TL mevduat faizi 1 puan düştü, kur oynadı Sözcü Gazetesi
SonTurkHaber.com, Sozcu kaynağından alınan bilgilere dayanarak bilgi paylaşıyor.
Merkez Bankası’nın haftaya faiz indireceğine ilişkin yaratılan beklenti, piyasalarda oynaklık yarattı. Bankaların TL mevduat faizlerini indirmeye, dün 1 puanla başladıkları öğrenilirken, dün euro kuru yüzde 1.5, dolar kuru yüzde 0.4 yükseldi. Bu anormal artış piyasanın faiz indirimine tepkisi olarak görülebilir.
Piyasaların Haziran’da Merkez Bankası’nın faiz indireceğine ilişkin, “abartılı bir beklenti” içine girildiği görülüyor. Bu beklenti, bayram sonrasında Merkez’in yüzde 46 olan politika faizinden, piyasalara iki gün üstüste toplam 200 milyar vermesiyle oluştu.

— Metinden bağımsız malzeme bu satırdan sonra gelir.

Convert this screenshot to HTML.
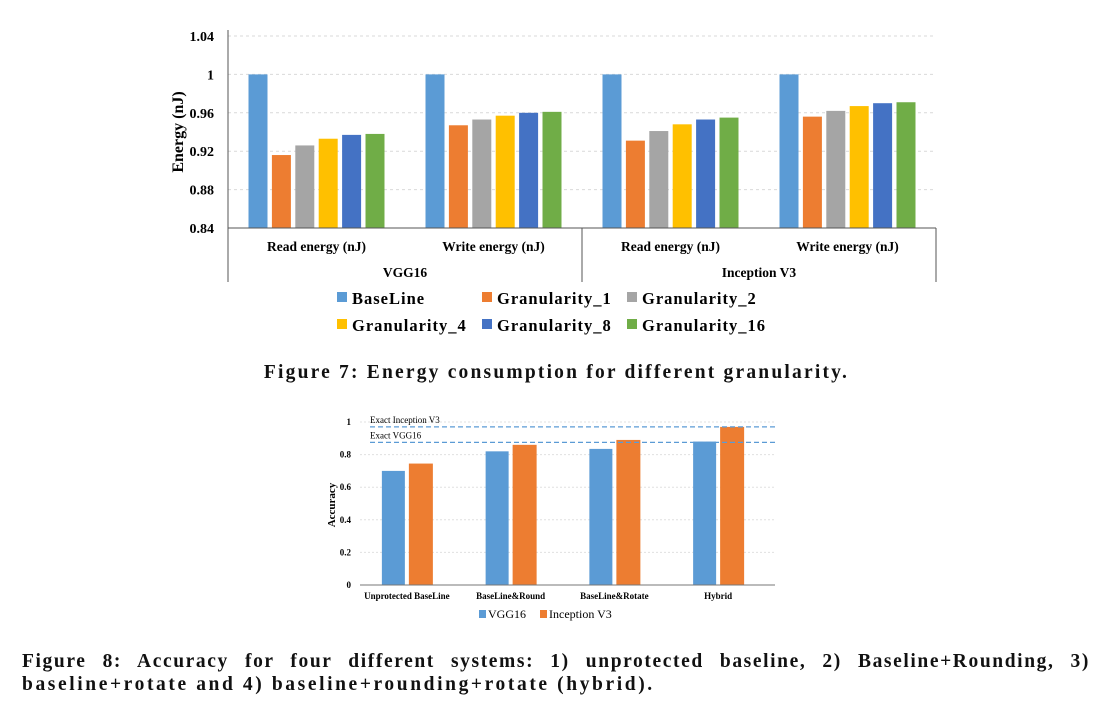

Bankaların bu beklentiye uygun olarak TL mevduat faizlerinde hemen 1 puanlık faiz indirimine başladıklarını öğrendik. Bankacılar müşterilerine, “önümüzdeki hafta Merkez’in faiz indirmesinin beklendiğini, hafta başında TL mevduat faizlerinin 2-3 puan daha inebileceğini” söylüyorlar.
Dün saat 16.30 itibariyle euro kuru yüzde 1.5 artışla 45.70 TL, dolar ise yüzde 0.4 artışla 39.32 TL idi. Dün ABD-İran gerginliği haberleriyle altın fiyatları artarken, Haziran’da faiz indirimi beklentisinin yaygınlaştığı görüldü. Kurlarda 1 günde görülen bu anormal artışın dış gerginlik haberlerinden kaynaklanmış olabileceği konuşuluyor.
Dün euro-dolar paritesi yüzde 0.9 artışla 1.16’nın üzerine çıktı. Gün içinde kurlarda yaşanan oynamaya, akşamüzeri saatlerine kadar Merkez Bankası’nın müdahale etmediği sanılıyor. Akşam bir müdahale ile kurların aşağı çekilebileceği konuşulurken, perşembe döviz rezervinde yaşanacak hareket, ancak bugün açıklanacak bilançoda görülebilecek.
O nedenle faiz indirim beklentisi ile “TL mevduat faizlerinde başlayan indirimin dövize talep yaratıp yaratmadığını” söylemek için erken olabilir. Buna karşılık bazı analistler kurlardaki dünkü hareketin büyük ihtimalle faiz indirim tepkisi olduğunu, bunun boyutlarının daha sonra belli olmasını bekliyorlar.
SANAYİ DÜŞÜŞTE, KGF YETMEYECEK
Bu yaşananlar piyasaların faiz indirim beklentisine erken girdiğini gösteriyor. Merkez fonlama faizini indirse de, bunun politika faizine yansımasının gecikeceği anlaşılıyor. Henüz fonlama faizini de istediği gibi indiremedi.
Belli ki bunun için biraz zaman gerekecek. 19 Haziran’daki faiz toplantısına kadar fonlama faizi yüzde 46 olan politika faizine yakınsasa bile, hemen politika faiz indiriminin riskli olacağı açık.
Faiz indirimi önündeki belirleyici risk, dövize olan talep. Bankacılara sorduğumuzda, “vatandaşın dün itibariyle ek döviz talebi oluşmadığını” söylediler. Ancak kurlarda bir günde bu kadar yüksek artış olması hiç de normal değil. Bu artışın, tek başına, ABD-İran gerginliğine bağlanması da pek inandırıcı gözükmüyor. O nedenle dövizin çok yakından takip edilmesi gerektiği ortada.
Dış gerginlikler yanında içerideki siyasi tansiyonun, biraz yumuşamış görünse de, hala yüksek olduğu gözönüne alınırsa, döviz talebindeki oynamanın faiz indirimlerine engel olma ihtimali yüksek.
Bakan Şimşek ekonominin iç ve dış şoklara artık dayanıklı hale geldiğini söylemiş ancak durumun böyle olmadığı açık. Bununla birlikte devreye konan KGF kredilerinin reel sektörü tatmin etmediği haberleri geliyor.
Dün, aylık bazda nisan ayı sanayi üretiminde yüzde 3.1 gibi, önemli oranda düşüş açıklandı. Bakan Şimşek, şimdi de “2026’da faizlerin yeterli oranda düşeceğini” söylemeye başladı. Ancak sanayici ve halkı buna inandırması çok zor.